(Rows from a dataset of charts and code)
######

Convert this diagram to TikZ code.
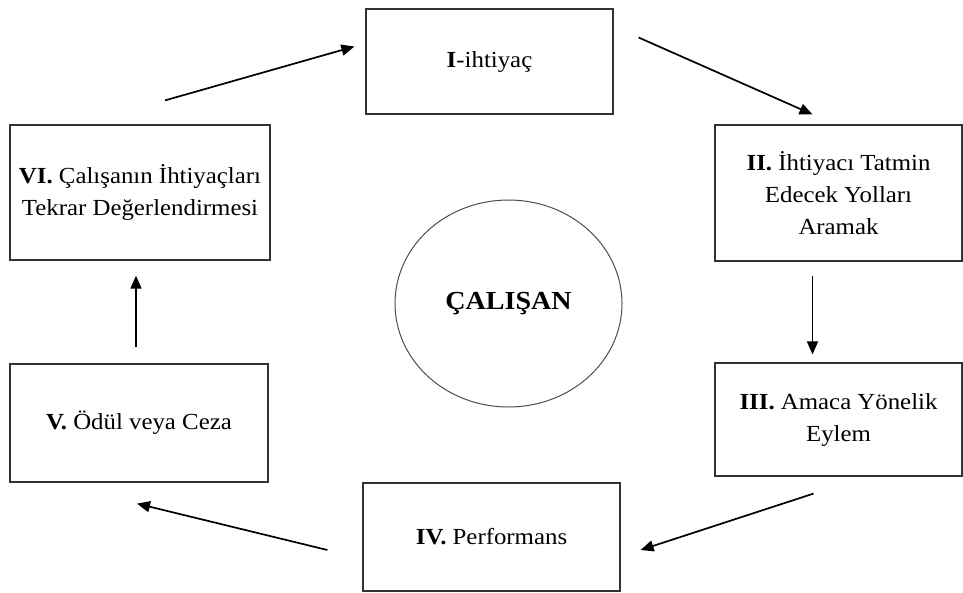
\documentclass[tikz,border=0pt]{standalone}
\usepackage{fontspec}
\setmainfont{Liberation Serif}[FakeStretch=1.08]
\usetikzlibrary{arrows.meta, shapes.geometric}

\begin{document}
\begin{tikzpicture}[x=1pt, y=-1pt, >={Triangle[length=13pt,width=11pt]}]

	\tikzstyle{stage}=[rectangle, draw=black!80, line width=1.2pt, align=center, inner sep=0pt, font=\fontsize{23}{32}\selectfont]
	\tikzstyle{core}=[ellipse, draw=black!70, line width=1pt, inner sep=0pt, minimum width=227pt, minimum height=207pt, font=\fontsize{26}{30}\selectfont\bfseries]
	\tikzstyle{flow}=[->, line width=1.7pt]

	\useasboundingbox (0,0) rectangle (963,592);

	\node at (489.5,61.5) (need) [stage, minimum width=247pt, minimum height=105pt] {\textbf{I}-ihtiyaç};
	\node at (838.5,193) (search) [stage, minimum width=247pt, minimum height=136pt] {\textbf{II.} İhtiyacı Tatmin\\ Edecek Yolları\\ Aramak};
	\node at (838.5,419.5) (action) [stage, minimum width=247pt, minimum height=113pt] {\textbf{III.} Amaca Yönelik\\ Eylem};
	\node at (491.5,537) (perform) [stage, minimum width=257pt, minimum height=108pt] {\textbf{IV.} Performans};
	\node at (139,423) (reward) [stage, minimum width=258pt, minimum height=118pt] {\textbf{V.} Ödül veya Ceza};
	\node at (140,192.5) (review) [stage, minimum width=260pt, minimum height=135pt] {\textbf{VI.} Çalışanın İhtiyaçları\\ Tekrar Değerlendirmesi};

	\node at (508.5,303.5) (worker) [core] {ÇALIŞAN};

	\draw[flow] ([xshift=25pt,yshift=24pt]review.north) -- ([xshift=-11pt,yshift=15pt]need.west);
	\draw[flow] ([xshift=25pt,yshift=24pt]need.east) -- ([xshift=-26pt,yshift=10pt]search.north);
	\draw[flow] ([xshift=-26pt,yshift=-14pt]search.south) -- ([xshift=-26pt,yshift=8pt]action.north);
	\draw[flow] ([xshift=-25pt,yshift=-17pt]action.south) -- ([xshift=20pt,yshift=-13pt]perform.east);
	\draw[flow] ([xshift=-35pt,yshift=-13pt]perform.west) -- ([xshift=-2pt,yshift=-21pt]reward.south);
	\draw[flow] ([xshift=-3pt,yshift=16pt]reward.north) -- ([xshift=-4pt,yshift=-15pt]review.south);
\end{tikzpicture}
\end{document}
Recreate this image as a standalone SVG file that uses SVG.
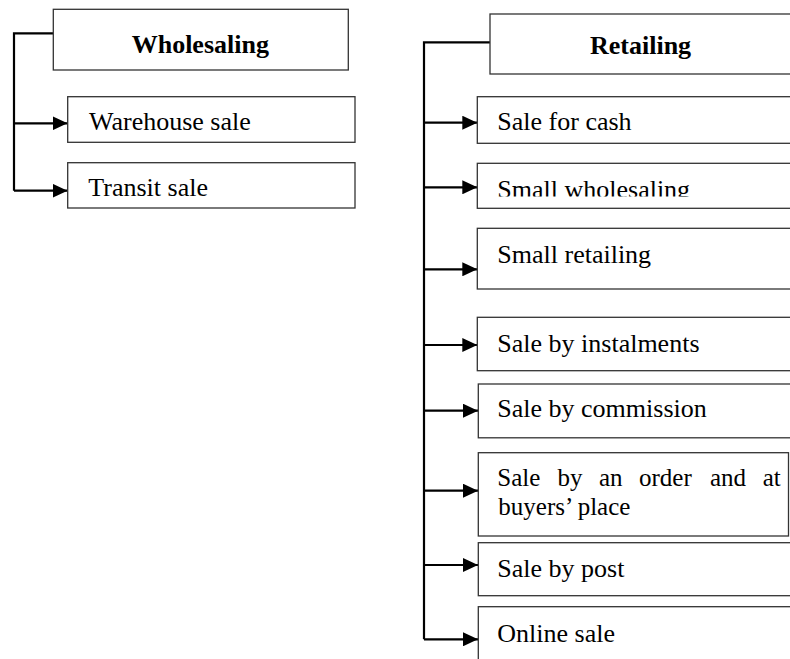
<svg xmlns="http://www.w3.org/2000/svg" width="790" height="659" viewBox="0 0 790 659">
  <style>
    .box { fill: #ffffff; stroke: #333333; stroke-width: 1.3; }
    .lbl { font-family: "Liberation Serif", "Times New Roman", serif; font-size: 26px; fill: #000000; }
    .head { font-weight: bold; }
    .tight { font-size: 25px; }
    .link { fill: none; stroke: #000000; stroke-width: 2.2; }
  </style>
  <defs>
    <marker id="arrow" markerUnits="userSpaceOnUse" markerWidth="16" markerHeight="14" refX="15" refY="7" orient="auto">
      <path d="M0,0 L15,7 L0,14 Z" fill="#000000"/>
    </marker>
    <clipPath id="clip-small-wholesaling">
      <rect x="478" y="164" width="320" height="32.5"/>
    </clipPath>
  </defs>
  <rect width="790" height="659" fill="#ffffff"/>

  <!-- connectors -->
  <g id="connectors">
    <path class="link" d="M53,33.3 H14 V190.7"/>
    <path class="link" d="M14,123.3 H67.5" marker-end="url(#arrow)"/>
    <path class="link" d="M14,190.7 H67.5" marker-end="url(#arrow)"/>
    <path class="link" d="M490,42.3 H424 V639.3"/>
    <path class="link" d="M424,122.7 H477.3" marker-end="url(#arrow)"/>
    <path class="link" d="M424,187.3 H477.3" marker-end="url(#arrow)"/>
    <path class="link" d="M424,269.3 H477.3" marker-end="url(#arrow)"/>
    <path class="link" d="M424,345 H477.3" marker-end="url(#arrow)"/>
    <path class="link" d="M424,410.7 H478" marker-end="url(#arrow)"/>
    <path class="link" d="M424,490.7 H478" marker-end="url(#arrow)"/>
    <path class="link" d="M424,565 H478" marker-end="url(#arrow)"/>
    <path class="link" d="M424,639.3 H478" marker-end="url(#arrow)"/>
  </g>

  <!-- wholesaling branch -->
  <g id="wholesaling">
    <rect class="box" x="53.3" y="9.3" width="295" height="60.7"/>
    <text class="lbl head" x="131.7" y="53.3">Wholesaling</text>
  </g>
  <g id="warehouse-sale">
    <rect class="box" x="67.7" y="96.7" width="287.3" height="45.6"/>
    <text class="lbl" x="89" y="130">Warehouse sale</text>
  </g>
  <g id="transit-sale">
    <rect class="box" x="67.7" y="162.7" width="287.3" height="45.3"/>
    <text class="lbl" x="88.3" y="196">Transit sale</text>
  </g>

  <!-- retailing branch -->
  <g id="retailing">
    <rect class="box" x="490" y="14" width="320" height="60"/>
    <text class="lbl head" x="590" y="54">Retailing</text>
  </g>
  <g id="sale-for-cash">
    <rect class="box" x="477.3" y="96.7" width="330" height="46.6"/>
    <text class="lbl" x="497.3" y="130">Sale for cash</text>
  </g>
  <g id="small-wholesaling">
    <rect class="box" x="477.3" y="163.3" width="330" height="45"/>
    <text class="lbl" x="497.3" y="197.5" clip-path="url(#clip-small-wholesaling)">Small wholesaling</text>
  </g>
  <g id="small-retailing">
    <rect class="box" x="477.3" y="228.3" width="330" height="60.7"/>
    <text class="lbl" x="497.3" y="263.3">Small retailing</text>
  </g>
  <g id="sale-by-instalments">
    <rect class="box" x="477.3" y="317.3" width="330" height="53.4"/>
    <text class="lbl" x="497.3" y="351.7">Sale by instalments</text>
  </g>
  <g id="sale-by-commission">
    <rect class="box" x="478.3" y="384" width="330" height="53.8"/>
    <text class="lbl" x="497.3" y="417.3">Sale by commission</text>
  </g>
  <g id="sale-by-order">
    <rect class="box" x="478.3" y="452.7" width="310.2" height="83.3"/>
    <!-- two-line label, first line justified word by word -->
    <text class="lbl tight" y="485.5"><tspan x="497.3">Sale</tspan><tspan x="557.5">by</tspan><tspan x="599">an</tspan><tspan x="639">order</tspan><tspan x="710">and</tspan><tspan x="762.7">at</tspan><tspan x="498.3" y="514.5">buyers’ place</tspan></text>
  </g>
  <g id="sale-by-post">
    <rect class="box" x="478.3" y="542.7" width="330" height="53"/>
    <text class="lbl" x="497.3" y="576.7">Sale by post</text>
  </g>
  <g id="online-sale">
    <rect class="box" x="478.3" y="606.7" width="330" height="70"/>
    <text class="lbl" x="497.3" y="641.7">Online sale</text>
  </g>
</svg>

######

▶ [Directions] Exclude all images and restate the records above word for word.

▶ [Task result]
Convert this diagram to TikZ code.
\documentclass[tikz,border=0pt]{standalone}
\usepackage{fontspec}
\setmainfont{Liberation Serif}[FakeStretch=1.08]
\usetikzlibrary{arrows.meta, shapes.geometric}

\begin{document}
\begin{tikzpicture}[x=1pt, y=-1pt, >={Triangle[length=13pt,width=11pt]}]

	\tikzstyle{stage}=[rectangle, draw=black!80, line width=1.2pt, align=center, inner sep=0pt, font=\fontsize{23}{32}\selectfont]
	\tikzstyle{core}=[ellipse, draw=black!70, line width=1pt, inner sep=0pt, minimum width=227pt, minimum height=207pt, font=\fontsize{26}{30}\selectfont\bfseries]
	\tikzstyle{flow}=[->, line width=1.7pt]

	\useasboundingbox (0,0) rectangle (963,592);

	\node at (489.5,61.5) (need) [stage, minimum width=247pt, minimum height=105pt] {\textbf{I}-ihtiyaç};
	\node at (838.5,193) (search) [stage, minimum width=247pt, minimum height=136pt] {\textbf{II.} İhtiyacı Tatmin\\ Edecek Yolları\\ Aramak};
	\node at (838.5,419.5) (action) [stage, minimum width=247pt, minimum height=113pt] {\textbf{III.} Amaca Yönelik\\ Eylem};
	\node at (491.5,537) (perform) [stage, minimum width=257pt, minimum height=108pt] {\textbf{IV.} Performans};
	\node at (139,423) (reward) [stage, minimum width=258pt, minimum height=118pt] {\textbf{V.} Ödül veya Ceza};
	\node at (140,192.5) (review) [stage, minimum width=260pt, minimum height=135pt] {\textbf{VI.} Çalışanın İhtiyaçları\\ Tekrar Değerlendirmesi};

	\node at (508.5,303.5) (worker) [core] {ÇALIŞAN};

	\draw[flow] ([xshift=25pt,yshift=24pt]review.north) -- ([xshift=-11pt,yshift=15pt]need.west);
	\draw[flow] ([xshift=25pt,yshift=24pt]need.east) -- ([xshift=-26pt,yshift=10pt]search.north);
	\draw[flow] ([xshift=-26pt,yshift=-14pt]search.south) -- ([xshift=-26pt,yshift=8pt]action.north);
	\draw[flow] ([xshift=-25pt,yshift=-17pt]action.south) -- ([xshift=20pt,yshift=-13pt]perform.east);
	\draw[flow] ([xshift=-35pt,yshift=-13pt]perform.west) -- ([xshift=-2pt,yshift=-21pt]reward.south);
	\draw[flow] ([xshift=-3pt,yshift=16pt]reward.north) -- ([xshift=-4pt,yshift=-15pt]review.south);
\end{tikzpicture}
\end{document}
Recreate this image as a standalone SVG file that uses SVG.
<svg xmlns="http://www.w3.org/2000/svg" width="790" height="659" viewBox="0 0 790 659">
  <style>
    .box { fill: #ffffff; stroke: #333333; stroke-width: 1.3; }
    .lbl { font-family: "Liberation Serif", "Times New Roman", serif; font-size: 26px; fill: #000000; }
    .head { font-weight: bold; }
    .tight { font-size: 25px; }
    .link { fill: none; stroke: #000000; stroke-width: 2.2; }
  </style>
  <defs>
    <marker id="arrow" markerUnits="userSpaceOnUse" markerWidth="16" markerHeight="14" refX="15" refY="7" orient="auto">
      <path d="M0,0 L15,7 L0,14 Z" fill="#000000"/>
    </marker>
    <clipPath id="clip-small-wholesaling">
      <rect x="478" y="164" width="320" height="32.5"/>
    </clipPath>
  </defs>
  <rect width="790" height="659" fill="#ffffff"/>

  <!-- connectors -->
  <g id="connectors">
    <path class="link" d="M53,33.3 H14 V190.7"/>
    <path class="link" d="M14,123.3 H67.5" marker-end="url(#arrow)"/>
    <path class="link" d="M14,190.7 H67.5" marker-end="url(#arrow)"/>
    <path class="link" d="M490,42.3 H424 V639.3"/>
    <path class="link" d="M424,122.7 H477.3" marker-end="url(#arrow)"/>
    <path class="link" d="M424,187.3 H477.3" marker-end="url(#arrow)"/>
    <path class="link" d="M424,269.3 H477.3" marker-end="url(#arrow)"/>
    <path class="link" d="M424,345 H477.3" marker-end="url(#arrow)"/>
    <path class="link" d="M424,410.7 H478" marker-end="url(#arrow)"/>
    <path class="link" d="M424,490.7 H478" marker-end="url(#arrow)"/>
    <path class="link" d="M424,565 H478" marker-end="url(#arrow)"/>
    <path class="link" d="M424,639.3 H478" marker-end="url(#arrow)"/>
  </g>

  <!-- wholesaling branch -->
  <g id="wholesaling">
    <rect class="box" x="53.3" y="9.3" width="295" height="60.7"/>
    <text class="lbl head" x="131.7" y="53.3">Wholesaling</text>
  </g>
  <g id="warehouse-sale">
    <rect class="box" x="67.7" y="96.7" width="287.3" height="45.6"/>
    <text class="lbl" x="89" y="130">Warehouse sale</text>
  </g>
  <g id="transit-sale">
    <rect class="box" x="67.7" y="162.7" width="287.3" height="45.3"/>
    <text class="lbl" x="88.3" y="196">Transit sale</text>
  </g>

  <!-- retailing branch -->
  <g id="retailing">
    <rect class="box" x="490" y="14" width="320" height="60"/>
    <text class="lbl head" x="590" y="54">Retailing</text>
  </g>
  <g id="sale-for-cash">
    <rect class="box" x="477.3" y="96.7" width="330" height="46.6"/>
    <text class="lbl" x="497.3" y="130">Sale for cash</text>
  </g>
  <g id="small-wholesaling">
    <rect class="box" x="477.3" y="163.3" width="330" height="45"/>
    <text class="lbl" x="497.3" y="197.5" clip-path="url(#clip-small-wholesaling)">Small wholesaling</text>
  </g>
  <g id="small-retailing">
    <rect class="box" x="477.3" y="228.3" width="330" height="60.7"/>
    <text class="lbl" x="497.3" y="263.3">Small retailing</text>
  </g>
  <g id="sale-by-instalments">
    <rect class="box" x="477.3" y="317.3" width="330" height="53.4"/>
    <text class="lbl" x="497.3" y="351.7">Sale by instalments</text>
  </g>
  <g id="sale-by-commission">
    <rect class="box" x="478.3" y="384" width="330" height="53.8"/>
    <text class="lbl" x="497.3" y="417.3">Sale by commission</text>
  </g>
  <g id="sale-by-order">
    <rect class="box" x="478.3" y="452.7" width="310.2" height="83.3"/>
    <!-- two-line label, first line justified word by word -->
    <text class="lbl tight" y="485.5"><tspan x="497.3">Sale</tspan><tspan x="557.5">by</tspan><tspan x="599">an</tspan><tspan x="639">order</tspan><tspan x="710">and</tspan><tspan x="762.7">at</tspan><tspan x="498.3" y="514.5">buyers’ place</tspan></text>
  </g>
  <g id="sale-by-post">
    <rect class="box" x="478.3" y="542.7" width="330" height="53"/>
    <text class="lbl" x="497.3" y="576.7">Sale by post</text>
  </g>
  <g id="online-sale">
    <rect class="box" x="478.3" y="606.7" width="330" height="70"/>
    <text class="lbl" x="497.3" y="641.7">Online sale</text>
  </g>
</svg>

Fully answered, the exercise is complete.